I have always--sparingly--cut her hair in the past.  I have five sons, so I have spent my haircutting money on them, not her.  I offered to trim it for her.  She gazed back at me unfazed.  I offered to try to layer it a little.  The unfazed gaze again. "I want bangs like this," she said, clinching it.  I can cut bangs--though I never have on her--but I could probably not be relied on to cut bangs exactly "like this," and we both knew it.  She reminded me she has her own money.

In a weak last attempt, I cautioned, "You'll regret it."  I'm not unfair.  I explained what I meant by that.  That bangs "like that" would constantly be in her face and would take at least a year to grow out to the length she keeps her hair.  Of course, I hadn't thought that through very well, because, typically, when a parent offers advice to a teenager, it's pretty likely that she has just solidified the opposite result.

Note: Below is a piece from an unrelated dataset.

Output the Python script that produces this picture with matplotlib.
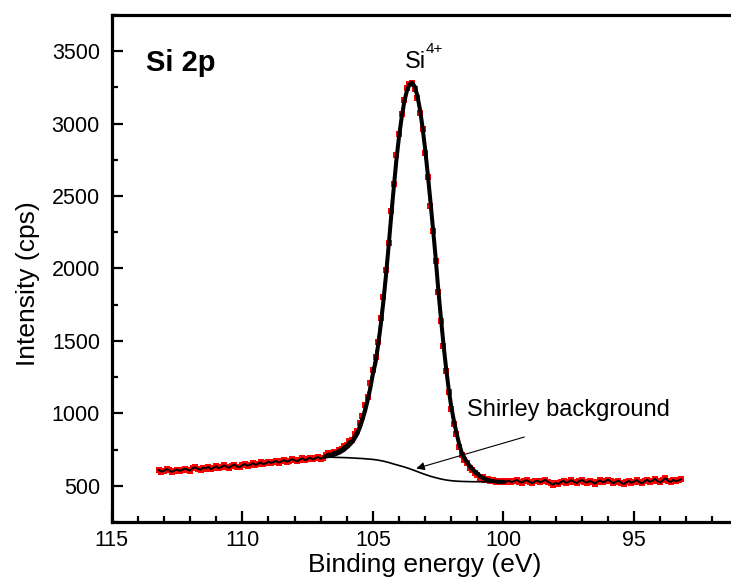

So, my daughter went off to have her first professional haircut.  And pay for it herself.  She's a very good girl, and she wanted a very reasonable cut.  She wasn't talking about a half-shaved head or hot pink hair, so it was right for her to do what she wanted with it.  In fact, my daughter is such an excellent girl that she did think about--and put off--the bangs part.

She returned from her friends' house to announce that they had walked from there to some unplanned location to film something for their school project (school projects just are NOT what they used to be) and saw some older kids who used to go to their school, so they involved these older kids in their conversation, film, and project.  "Can my friend walk home with me," she asked, at another time in the near future, so they could go to another business location to include THAT in their school project?

Cough, cough! 

At least she asks.  Except, of course, when she forgets.

I know it's her job to grow up faster than I can think about it, but I finally did have to ask her to hold any more surprises for a day when I'm not grinding to a dead halt.